Odd Blistering with Grasscloth

I’ve been installing a ton of grasscloth in recent years. People like the coarse texture, natural fiber, and retro look. This went in the sun room of a ’50’s ranch-style house, so it fit the home’s style perfectly.

I usually (if not ALWAYS) insist on doing all wall prep work myself. In this case, though, the clients wanted to do it themselves, and, since there was relatively little work to be done, I agreed. Wish I had stuck to my rule, and done it myself.

The room had typical ’50’s era paneling, which meant joints between boards that could show under the wallpaper. The clients had tried to fill in the cracks, but the seams still showed quite a bit. In addition, whatever primer they used had a somewhat rough texture, for some reason, which left the surface not as smooth as it should have been for the wallpaper to grab a hold onto.

I noticed problems from the beginning. My very first strip went up perfectly. But when I went back to inspect it 15 or so minutes later, there were a few bubbles under the paper. I puzzled over whether this was from a bad reaction with the primer that the client used (I always use oil-based KILZ, but I doubt that they did, even though we discussed this.), or if, due to the wall’s rough texture, the paper was not able to get good overall adhesion, leaving air trapped in the recessed areas of the wall surface that expanded as time went by, causing the paper to blister.

So I tried using more paste than usual, hoping to fill in any recessions or depressions on the wall’s surface. This was only moderately successful… As I continued around the room, I continually checked strips I had already hung, and found that many, if not most, of the strips were bubbling in the same manner as the first. Some of them I was able to brush out, some were too dry to peel back so I had to inject paste underneath, and some simply would not disappear. These I hoped would shrink and flatten as the paper dried.

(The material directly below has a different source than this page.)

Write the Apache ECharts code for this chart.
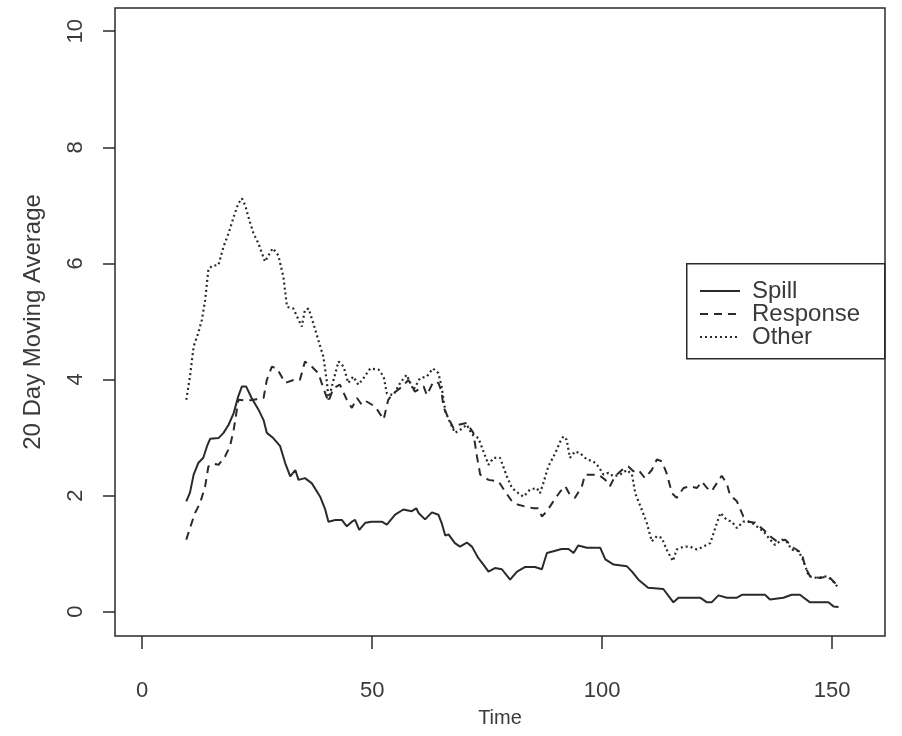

In addition to that, even though people THINK that the rough texture of natural grass fibers on the wallcovering will disguise flaws, those joins in the original paneling that were not filled in properly during the prep stage DID show up under the new grasscloth.

I can’t say I was completely happy with the finished room. And it reitterates once again, that I must always INSIST on doing all prep work myself.

The flip side of this is, most people don’t notice the things that I do. The clients were genuinly pleased with the room, and never saw any blisters or ridges under the paper. I’ve learned that most people see “the big picture” and don’t really notice the little details. And, to be honest, the overall effect of the new wallcovering was gorgeous.

In this case, that was a good thing!